>> START Exercise material
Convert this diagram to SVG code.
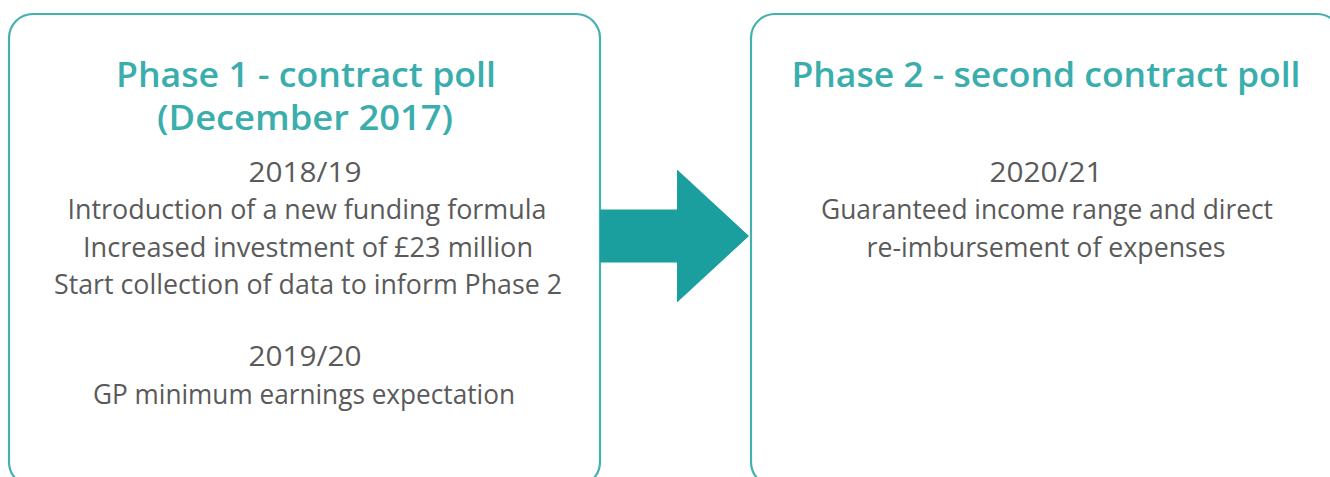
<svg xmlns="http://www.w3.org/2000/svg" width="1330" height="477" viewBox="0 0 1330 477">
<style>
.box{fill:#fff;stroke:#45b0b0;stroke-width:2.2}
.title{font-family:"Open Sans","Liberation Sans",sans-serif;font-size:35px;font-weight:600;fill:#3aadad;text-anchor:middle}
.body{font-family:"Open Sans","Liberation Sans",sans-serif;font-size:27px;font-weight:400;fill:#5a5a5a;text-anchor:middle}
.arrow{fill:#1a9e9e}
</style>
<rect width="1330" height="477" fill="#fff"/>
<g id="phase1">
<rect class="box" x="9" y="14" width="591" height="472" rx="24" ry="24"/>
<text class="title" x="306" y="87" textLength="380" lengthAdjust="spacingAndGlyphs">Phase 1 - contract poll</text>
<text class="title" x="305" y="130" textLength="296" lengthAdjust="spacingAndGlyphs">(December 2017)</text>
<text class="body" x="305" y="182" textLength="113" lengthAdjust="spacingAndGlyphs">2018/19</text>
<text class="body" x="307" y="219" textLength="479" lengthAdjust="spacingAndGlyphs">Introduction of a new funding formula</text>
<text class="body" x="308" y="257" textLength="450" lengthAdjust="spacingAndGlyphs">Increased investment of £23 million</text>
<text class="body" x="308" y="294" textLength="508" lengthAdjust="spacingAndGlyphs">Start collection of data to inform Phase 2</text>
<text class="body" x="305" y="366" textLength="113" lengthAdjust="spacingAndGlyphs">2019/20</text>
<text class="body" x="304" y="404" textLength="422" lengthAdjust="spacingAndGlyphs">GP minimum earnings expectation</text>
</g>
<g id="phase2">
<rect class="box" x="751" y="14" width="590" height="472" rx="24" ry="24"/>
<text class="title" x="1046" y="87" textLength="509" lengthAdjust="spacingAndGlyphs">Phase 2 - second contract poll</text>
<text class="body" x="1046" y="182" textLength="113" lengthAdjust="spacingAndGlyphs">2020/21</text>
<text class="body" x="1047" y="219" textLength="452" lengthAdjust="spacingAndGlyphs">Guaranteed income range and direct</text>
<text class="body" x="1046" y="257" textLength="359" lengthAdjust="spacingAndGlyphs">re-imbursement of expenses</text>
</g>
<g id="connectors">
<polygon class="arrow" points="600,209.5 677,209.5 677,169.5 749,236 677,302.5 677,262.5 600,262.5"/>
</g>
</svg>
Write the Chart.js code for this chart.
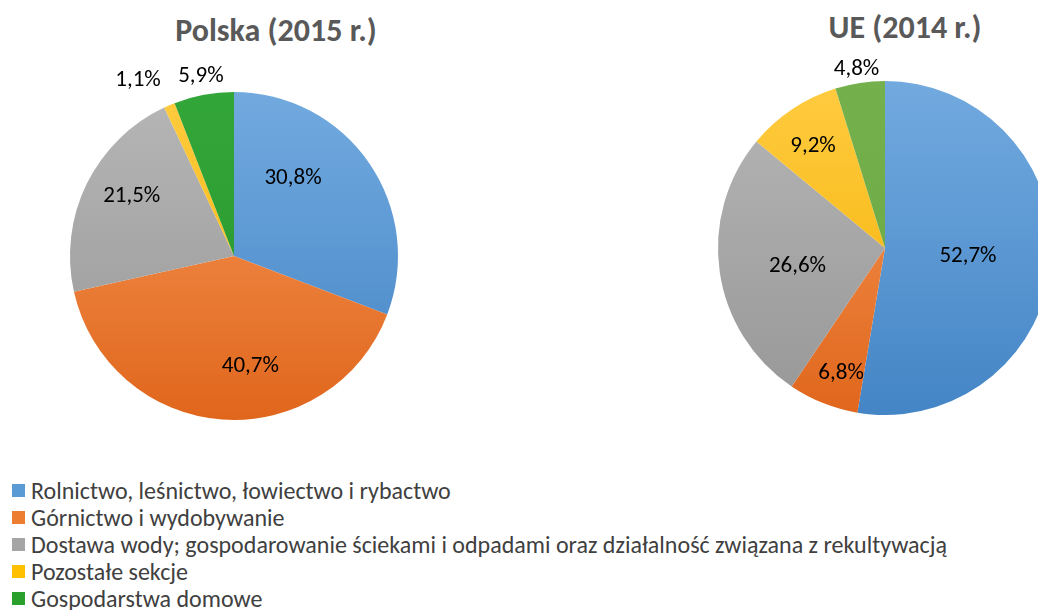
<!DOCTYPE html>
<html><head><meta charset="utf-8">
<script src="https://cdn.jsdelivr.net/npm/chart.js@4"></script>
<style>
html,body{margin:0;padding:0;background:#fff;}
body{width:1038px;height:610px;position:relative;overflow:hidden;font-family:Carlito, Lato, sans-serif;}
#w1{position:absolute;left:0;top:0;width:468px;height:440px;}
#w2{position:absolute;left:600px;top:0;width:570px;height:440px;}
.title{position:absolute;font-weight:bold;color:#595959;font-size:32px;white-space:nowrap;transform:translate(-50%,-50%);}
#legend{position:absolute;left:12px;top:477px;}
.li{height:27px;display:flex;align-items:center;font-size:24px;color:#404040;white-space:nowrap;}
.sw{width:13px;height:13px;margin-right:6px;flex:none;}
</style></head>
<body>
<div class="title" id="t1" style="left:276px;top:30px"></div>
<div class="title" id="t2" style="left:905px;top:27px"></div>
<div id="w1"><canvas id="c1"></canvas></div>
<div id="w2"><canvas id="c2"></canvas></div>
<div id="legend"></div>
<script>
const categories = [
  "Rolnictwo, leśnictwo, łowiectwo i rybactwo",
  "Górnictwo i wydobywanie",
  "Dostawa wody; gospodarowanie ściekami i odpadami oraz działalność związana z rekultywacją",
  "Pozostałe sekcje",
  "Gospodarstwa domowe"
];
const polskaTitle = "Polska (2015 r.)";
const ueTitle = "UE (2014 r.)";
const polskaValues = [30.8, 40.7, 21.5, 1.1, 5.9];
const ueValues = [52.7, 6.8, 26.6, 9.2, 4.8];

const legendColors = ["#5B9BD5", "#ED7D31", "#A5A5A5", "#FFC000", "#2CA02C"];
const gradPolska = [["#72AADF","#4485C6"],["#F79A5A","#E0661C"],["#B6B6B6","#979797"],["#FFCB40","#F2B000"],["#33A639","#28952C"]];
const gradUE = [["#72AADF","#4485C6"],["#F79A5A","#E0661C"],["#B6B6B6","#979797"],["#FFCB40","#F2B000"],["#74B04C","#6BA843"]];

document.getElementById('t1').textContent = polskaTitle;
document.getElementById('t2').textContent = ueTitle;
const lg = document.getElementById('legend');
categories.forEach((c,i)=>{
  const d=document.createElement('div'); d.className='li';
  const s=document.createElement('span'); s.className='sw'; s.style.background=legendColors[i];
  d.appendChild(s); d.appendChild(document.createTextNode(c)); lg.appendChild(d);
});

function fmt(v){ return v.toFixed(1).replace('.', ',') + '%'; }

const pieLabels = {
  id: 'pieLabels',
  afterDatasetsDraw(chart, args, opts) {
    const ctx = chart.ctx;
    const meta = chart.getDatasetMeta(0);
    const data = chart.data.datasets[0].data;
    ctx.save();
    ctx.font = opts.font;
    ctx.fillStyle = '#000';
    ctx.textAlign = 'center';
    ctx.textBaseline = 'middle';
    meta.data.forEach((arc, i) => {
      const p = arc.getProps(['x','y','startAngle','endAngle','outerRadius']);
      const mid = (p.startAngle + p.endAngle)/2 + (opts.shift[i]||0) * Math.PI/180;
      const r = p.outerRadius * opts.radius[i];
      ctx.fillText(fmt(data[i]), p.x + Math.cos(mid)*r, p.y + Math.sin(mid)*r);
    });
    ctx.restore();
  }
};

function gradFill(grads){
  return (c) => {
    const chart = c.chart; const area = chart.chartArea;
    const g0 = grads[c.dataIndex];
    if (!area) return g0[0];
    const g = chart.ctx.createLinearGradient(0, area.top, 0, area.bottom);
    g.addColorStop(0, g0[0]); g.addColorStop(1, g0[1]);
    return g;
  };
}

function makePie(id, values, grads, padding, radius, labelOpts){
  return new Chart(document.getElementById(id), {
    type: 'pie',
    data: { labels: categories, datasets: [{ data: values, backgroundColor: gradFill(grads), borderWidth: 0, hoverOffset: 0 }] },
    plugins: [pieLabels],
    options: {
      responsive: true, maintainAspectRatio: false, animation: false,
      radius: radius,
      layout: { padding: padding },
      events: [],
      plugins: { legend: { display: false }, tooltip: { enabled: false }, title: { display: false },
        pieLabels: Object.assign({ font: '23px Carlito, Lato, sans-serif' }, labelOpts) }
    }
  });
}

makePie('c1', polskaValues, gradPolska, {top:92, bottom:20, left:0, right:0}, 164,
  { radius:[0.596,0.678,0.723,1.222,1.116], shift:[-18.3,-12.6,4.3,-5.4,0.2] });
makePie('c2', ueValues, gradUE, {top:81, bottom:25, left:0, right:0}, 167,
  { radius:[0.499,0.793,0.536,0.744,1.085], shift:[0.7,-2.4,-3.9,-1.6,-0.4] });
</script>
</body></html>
>> END Exercise material
_What the task asks_
Look above for the line with "Write the Chart.js code for this chart." and the line with "return v.toFixed(1).replace('.', ',')"; set down those two lines and all lines between them exactly, without pictures and without anything else.

_Full output_
Write the Chart.js code for this chart.
<!DOCTYPE html>
<html><head><meta charset="utf-8">
<script src="https://cdn.jsdelivr.net/npm/chart.js@4"></script>
<style>
html,body{margin:0;padding:0;background:#fff;}
body{width:1038px;height:610px;position:relative;overflow:hidden;font-family:Carlito, Lato, sans-serif;}
#w1{position:absolute;left:0;top:0;width:468px;height:440px;}
#w2{position:absolute;left:600px;top:0;width:570px;height:440px;}
.title{position:absolute;font-weight:bold;color:#595959;font-size:32px;white-space:nowrap;transform:translate(-50%,-50%);}
#legend{position:absolute;left:12px;top:477px;}
.li{height:27px;display:flex;align-items:center;font-size:24px;color:#404040;white-space:nowrap;}
.sw{width:13px;height:13px;margin-right:6px;flex:none;}
</style></head>
<body>
<div class="title" id="t1" style="left:276px;top:30px"></div>
<div class="title" id="t2" style="left:905px;top:27px"></div>
<div id="w1"><canvas id="c1"></canvas></div>
<div id="w2"><canvas id="c2"></canvas></div>
<div id="legend"></div>
<script>
const categories = [
  "Rolnictwo, leśnictwo, łowiectwo i rybactwo",
  "Górnictwo i wydobywanie",
  "Dostawa wody; gospodarowanie ściekami i odpadami oraz działalność związana z rekultywacją",
  "Pozostałe sekcje",
  "Gospodarstwa domowe"
];
const polskaTitle = "Polska (2015 r.)";
const ueTitle = "UE (2014 r.)";
const polskaValues = [30.8, 40.7, 21.5, 1.1, 5.9];
const ueValues = [52.7, 6.8, 26.6, 9.2, 4.8];

const legendColors = ["#5B9BD5", "#ED7D31", "#A5A5A5", "#FFC000", "#2CA02C"];
const gradPolska = [["#72AADF","#4485C6"],["#F79A5A","#E0661C"],["#B6B6B6","#979797"],["#FFCB40","#F2B000"],["#33A639","#28952C"]];
const gradUE = [["#72AADF","#4485C6"],["#F79A5A","#E0661C"],["#B6B6B6","#979797"],["#FFCB40","#F2B000"],["#74B04C","#6BA843"]];

document.getElementById('t1').textContent = polskaTitle;
document.getElementById('t2').textContent = ueTitle;
const lg = document.getElementById('legend');
categories.forEach((c,i)=>{
  const d=document.createElement('div'); d.className='li';
  const s=document.createElement('span'); s.className='sw'; s.style.background=legendColors[i];
  d.appendChild(s); d.appendChild(document.createTextNode(c)); lg.appendChild(d);
});

function fmt(v){ return v.toFixed(1).replace('.', ',') + '%'; }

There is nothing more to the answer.